§ **DATA ROWS**
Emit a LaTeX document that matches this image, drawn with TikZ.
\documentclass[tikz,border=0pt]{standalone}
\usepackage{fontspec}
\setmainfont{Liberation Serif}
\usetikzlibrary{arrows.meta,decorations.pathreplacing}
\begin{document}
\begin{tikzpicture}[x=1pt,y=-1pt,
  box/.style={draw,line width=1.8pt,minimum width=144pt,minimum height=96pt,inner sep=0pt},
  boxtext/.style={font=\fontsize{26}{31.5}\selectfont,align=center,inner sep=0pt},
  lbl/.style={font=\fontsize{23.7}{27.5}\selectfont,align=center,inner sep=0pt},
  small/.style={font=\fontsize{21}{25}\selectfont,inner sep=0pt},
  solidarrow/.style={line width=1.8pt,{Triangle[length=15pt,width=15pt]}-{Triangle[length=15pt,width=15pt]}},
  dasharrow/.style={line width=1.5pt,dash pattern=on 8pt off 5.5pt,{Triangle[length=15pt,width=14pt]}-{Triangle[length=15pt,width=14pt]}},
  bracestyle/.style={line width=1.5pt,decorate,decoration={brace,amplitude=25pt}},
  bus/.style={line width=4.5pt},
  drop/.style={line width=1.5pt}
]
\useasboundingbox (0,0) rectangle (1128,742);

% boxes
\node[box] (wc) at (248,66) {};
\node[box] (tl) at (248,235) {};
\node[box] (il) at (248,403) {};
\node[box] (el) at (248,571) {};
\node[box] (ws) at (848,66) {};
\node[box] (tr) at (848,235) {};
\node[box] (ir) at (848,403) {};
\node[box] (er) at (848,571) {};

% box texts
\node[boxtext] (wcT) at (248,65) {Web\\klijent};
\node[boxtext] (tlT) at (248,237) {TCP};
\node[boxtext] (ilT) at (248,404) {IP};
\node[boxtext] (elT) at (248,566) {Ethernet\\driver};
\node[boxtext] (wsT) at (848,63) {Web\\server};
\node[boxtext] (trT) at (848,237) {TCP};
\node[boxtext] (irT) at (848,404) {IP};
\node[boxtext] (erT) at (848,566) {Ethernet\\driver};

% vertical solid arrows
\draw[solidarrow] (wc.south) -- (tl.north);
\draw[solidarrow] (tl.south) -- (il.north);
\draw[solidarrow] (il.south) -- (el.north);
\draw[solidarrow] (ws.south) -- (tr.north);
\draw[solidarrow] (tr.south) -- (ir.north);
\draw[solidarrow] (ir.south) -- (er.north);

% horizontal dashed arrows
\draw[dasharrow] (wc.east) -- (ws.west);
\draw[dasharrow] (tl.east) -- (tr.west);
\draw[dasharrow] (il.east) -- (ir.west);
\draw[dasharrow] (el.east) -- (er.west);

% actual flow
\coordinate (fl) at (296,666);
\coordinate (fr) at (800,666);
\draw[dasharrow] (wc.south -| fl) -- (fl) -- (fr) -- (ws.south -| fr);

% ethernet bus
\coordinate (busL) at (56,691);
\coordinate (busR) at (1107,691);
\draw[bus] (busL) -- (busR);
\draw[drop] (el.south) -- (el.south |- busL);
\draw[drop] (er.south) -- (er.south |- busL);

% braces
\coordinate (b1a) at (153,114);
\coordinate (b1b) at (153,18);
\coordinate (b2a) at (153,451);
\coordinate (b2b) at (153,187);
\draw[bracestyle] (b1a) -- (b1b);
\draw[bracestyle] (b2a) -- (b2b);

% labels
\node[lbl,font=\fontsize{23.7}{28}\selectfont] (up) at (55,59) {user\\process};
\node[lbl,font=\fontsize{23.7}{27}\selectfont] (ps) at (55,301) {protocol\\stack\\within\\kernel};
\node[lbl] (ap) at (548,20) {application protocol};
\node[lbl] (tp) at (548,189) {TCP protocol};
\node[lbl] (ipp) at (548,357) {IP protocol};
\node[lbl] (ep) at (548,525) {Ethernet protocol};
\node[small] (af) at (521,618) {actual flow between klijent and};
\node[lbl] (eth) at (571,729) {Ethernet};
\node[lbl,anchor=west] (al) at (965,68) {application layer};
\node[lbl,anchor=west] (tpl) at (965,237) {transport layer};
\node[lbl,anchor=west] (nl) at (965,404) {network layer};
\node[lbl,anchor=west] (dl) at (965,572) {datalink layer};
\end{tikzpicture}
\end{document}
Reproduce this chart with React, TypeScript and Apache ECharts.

§ **EXERCISE REQUIREMENTS**
Repeat the records above exactly, from the first line to the last.

§ **FULL ANSWER**
Emit a LaTeX document that matches this image, drawn with TikZ.
\documentclass[tikz,border=0pt]{standalone}
\usepackage{fontspec}
\setmainfont{Liberation Serif}
\usetikzlibrary{arrows.meta,decorations.pathreplacing}
\begin{document}
\begin{tikzpicture}[x=1pt,y=-1pt,
  box/.style={draw,line width=1.8pt,minimum width=144pt,minimum height=96pt,inner sep=0pt},
  boxtext/.style={font=\fontsize{26}{31.5}\selectfont,align=center,inner sep=0pt},
  lbl/.style={font=\fontsize{23.7}{27.5}\selectfont,align=center,inner sep=0pt},
  small/.style={font=\fontsize{21}{25}\selectfont,inner sep=0pt},
  solidarrow/.style={line width=1.8pt,{Triangle[length=15pt,width=15pt]}-{Triangle[length=15pt,width=15pt]}},
  dasharrow/.style={line width=1.5pt,dash pattern=on 8pt off 5.5pt,{Triangle[length=15pt,width=14pt]}-{Triangle[length=15pt,width=14pt]}},
  bracestyle/.style={line width=1.5pt,decorate,decoration={brace,amplitude=25pt}},
  bus/.style={line width=4.5pt},
  drop/.style={line width=1.5pt}
]
\useasboundingbox (0,0) rectangle (1128,742);

% boxes
\node[box] (wc) at (248,66) {};
\node[box] (tl) at (248,235) {};
\node[box] (il) at (248,403) {};
\node[box] (el) at (248,571) {};
\node[box] (ws) at (848,66) {};
\node[box] (tr) at (848,235) {};
\node[box] (ir) at (848,403) {};
\node[box] (er) at (848,571) {};

% box texts
\node[boxtext] (wcT) at (248,65) {Web\\klijent};
\node[boxtext] (tlT) at (248,237) {TCP};
\node[boxtext] (ilT) at (248,404) {IP};
\node[boxtext] (elT) at (248,566) {Ethernet\\driver};
\node[boxtext] (wsT) at (848,63) {Web\\server};
\node[boxtext] (trT) at (848,237) {TCP};
\node[boxtext] (irT) at (848,404) {IP};
\node[boxtext] (erT) at (848,566) {Ethernet\\driver};

% vertical solid arrows
\draw[solidarrow] (wc.south) -- (tl.north);
\draw[solidarrow] (tl.south) -- (il.north);
\draw[solidarrow] (il.south) -- (el.north);
\draw[solidarrow] (ws.south) -- (tr.north);
\draw[solidarrow] (tr.south) -- (ir.north);
\draw[solidarrow] (ir.south) -- (er.north);

% horizontal dashed arrows
\draw[dasharrow] (wc.east) -- (ws.west);
\draw[dasharrow] (tl.east) -- (tr.west);
\draw[dasharrow] (il.east) -- (ir.west);
\draw[dasharrow] (el.east) -- (er.west);

% actual flow
\coordinate (fl) at (296,666);
\coordinate (fr) at (800,666);
\draw[dasharrow] (wc.south -| fl) -- (fl) -- (fr) -- (ws.south -| fr);

% ethernet bus
\coordinate (busL) at (56,691);
\coordinate (busR) at (1107,691);
\draw[bus] (busL) -- (busR);
\draw[drop] (el.south) -- (el.south |- busL);
\draw[drop] (er.south) -- (er.south |- busL);

% braces
\coordinate (b1a) at (153,114);
\coordinate (b1b) at (153,18);
\coordinate (b2a) at (153,451);
\coordinate (b2b) at (153,187);
\draw[bracestyle] (b1a) -- (b1b);
\draw[bracestyle] (b2a) -- (b2b);

% labels
\node[lbl,font=\fontsize{23.7}{28}\selectfont] (up) at (55,59) {user\\process};
\node[lbl,font=\fontsize{23.7}{27}\selectfont] (ps) at (55,301) {protocol\\stack\\within\\kernel};
\node[lbl] (ap) at (548,20) {application protocol};
\node[lbl] (tp) at (548,189) {TCP protocol};
\node[lbl] (ipp) at (548,357) {IP protocol};
\node[lbl] (ep) at (548,525) {Ethernet protocol};
\node[small] (af) at (521,618) {actual flow between klijent and};
\node[lbl] (eth) at (571,729) {Ethernet};
\node[lbl,anchor=west] (al) at (965,68) {application layer};
\node[lbl,anchor=west] (tpl) at (965,237) {transport layer};
\node[lbl,anchor=west] (nl) at (965,404) {network layer};
\node[lbl,anchor=west] (dl) at (965,572) {datalink layer};
\end{tikzpicture}
\end{document}
Reproduce this chart with React, TypeScript and Apache ECharts.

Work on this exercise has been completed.